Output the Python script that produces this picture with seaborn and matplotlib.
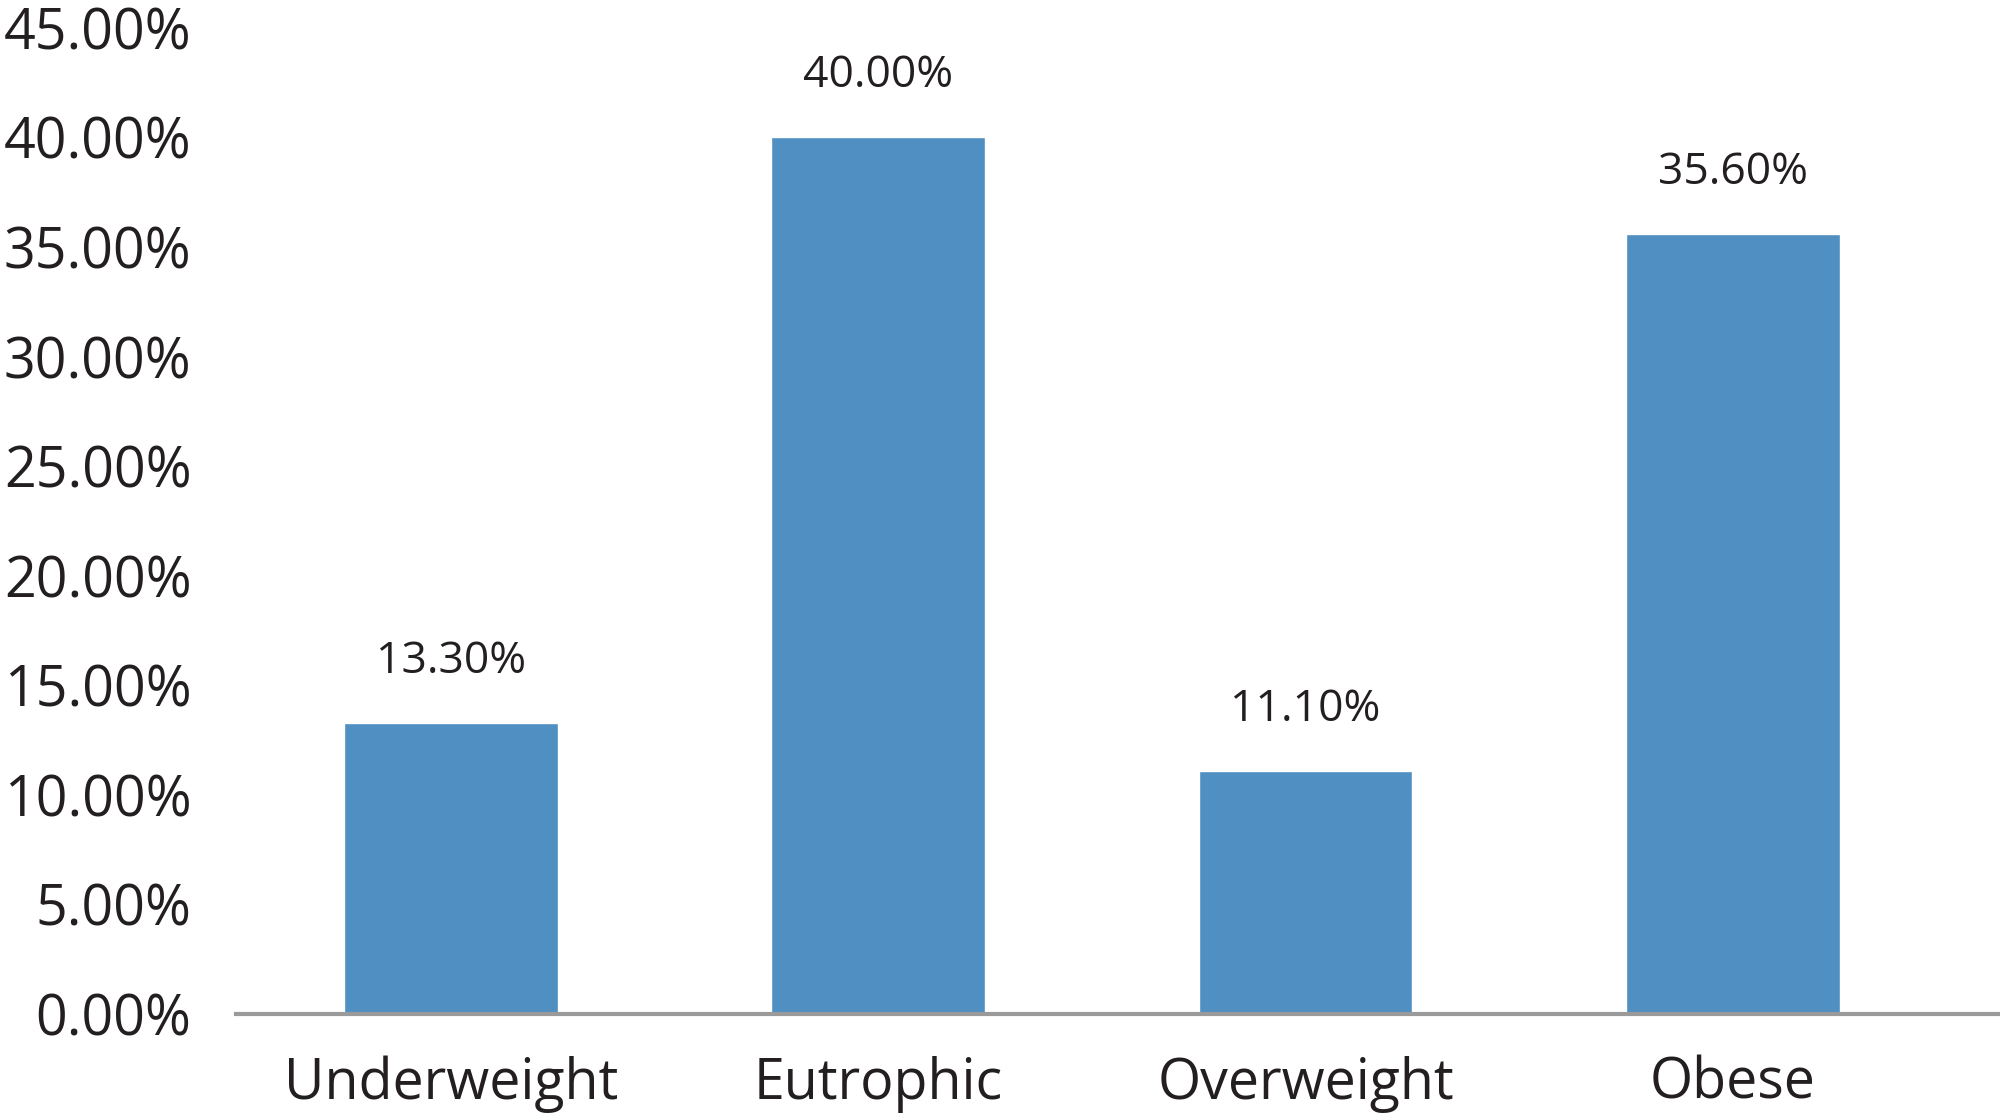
import pandas as pd
import matplotlib as mpl
import matplotlib.pyplot as plt
import seaborn as sns

categories = ['Underweight', 'Eutrophic', 'Overweight', 'Obese']
percent = [13.3, 40.0, 11.1, 35.6]
yticks = [0, 5, 10, 15, 20, 25, 30, 35, 40, 45]

sns.set_style('white')
mpl.rcParams['font.family'] = ['Open Sans', 'DejaVu Sans']
text_color = '#231F20'

df = pd.DataFrame({'Category': categories, 'Percent': percent})

fig = plt.figure(figsize=(20, 11.15), dpi=100)
fig.patch.set_facecolor('white')
ax = fig.add_axes([0.118, 0.0906, 0.882, 0.8844])

sns.barplot(x='Category', y='Percent', data=df, color='#4F8FC1',
            width=0.5, saturation=1, ax=ax)

for i, v in enumerate(percent):
    ax.annotate('%.2f%%' % v, xy=(i, v), xytext=(0, 36), textcoords='offset points',
                ha='center', va='baseline', fontsize=32, color=text_color)

ax.set_ylim(0, 45)
ax.set_xlim(-0.503, 3.625)
ax.set_yticks(yticks)
ax.set_yticklabels(['%.2f%%' % t for t in yticks])
ax.set_xlabel('')
ax.set_ylabel('')

for s in ['top', 'right', 'left']:
    ax.spines[s].set_visible(False)
ax.spines['bottom'].set_color('#9A9A9A')
ax.spines['bottom'].set_linewidth(3)
ax.tick_params(axis='both', length=0, labelsize=40, labelcolor=text_color)
ax.tick_params(axis='y', pad=32)
ax.tick_params(axis='x', pad=30)

fig.savefig('out.png', dpi=100)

* **Given instruction**: Restate the whole listing above exactly, except for its images.

* **Exercise result**:
Output the Python script that produces this picture with seaborn and matplotlib.
import pandas as pd
import matplotlib as mpl
import matplotlib.pyplot as plt
import seaborn as sns

categories = ['Underweight', 'Eutrophic', 'Overweight', 'Obese']
percent = [13.3, 40.0, 11.1, 35.6]
yticks = [0, 5, 10, 15, 20, 25, 30, 35, 40, 45]

sns.set_style('white')
mpl.rcParams['font.family'] = ['Open Sans', 'DejaVu Sans']
text_color = '#231F20'

df = pd.DataFrame({'Category': categories, 'Percent': percent})

fig = plt.figure(figsize=(20, 11.15), dpi=100)
fig.patch.set_facecolor('white')
ax = fig.add_axes([0.118, 0.0906, 0.882, 0.8844])

sns.barplot(x='Category', y='Percent', data=df, color='#4F8FC1',
            width=0.5, saturation=1, ax=ax)

for i, v in enumerate(percent):
    ax.annotate('%.2f%%' % v, xy=(i, v), xytext=(0, 36), textcoords='offset points',
                ha='center', va='baseline', fontsize=32, color=text_color)

ax.set_ylim(0, 45)
ax.set_xlim(-0.503, 3.625)
ax.set_yticks(yticks)
ax.set_yticklabels(['%.2f%%' % t for t in yticks])
ax.set_xlabel('')
ax.set_ylabel('')

for s in ['top', 'right', 'left']:
    ax.spines[s].set_visible(False)
ax.spines['bottom'].set_color('#9A9A9A')
ax.spines['bottom'].set_linewidth(3)
ax.tick_params(axis='both', length=0, labelsize=40, labelcolor=text_color)
ax.tick_params(axis='y', pad=32)
ax.tick_params(axis='x', pad=30)

fig.savefig('out.png', dpi=100)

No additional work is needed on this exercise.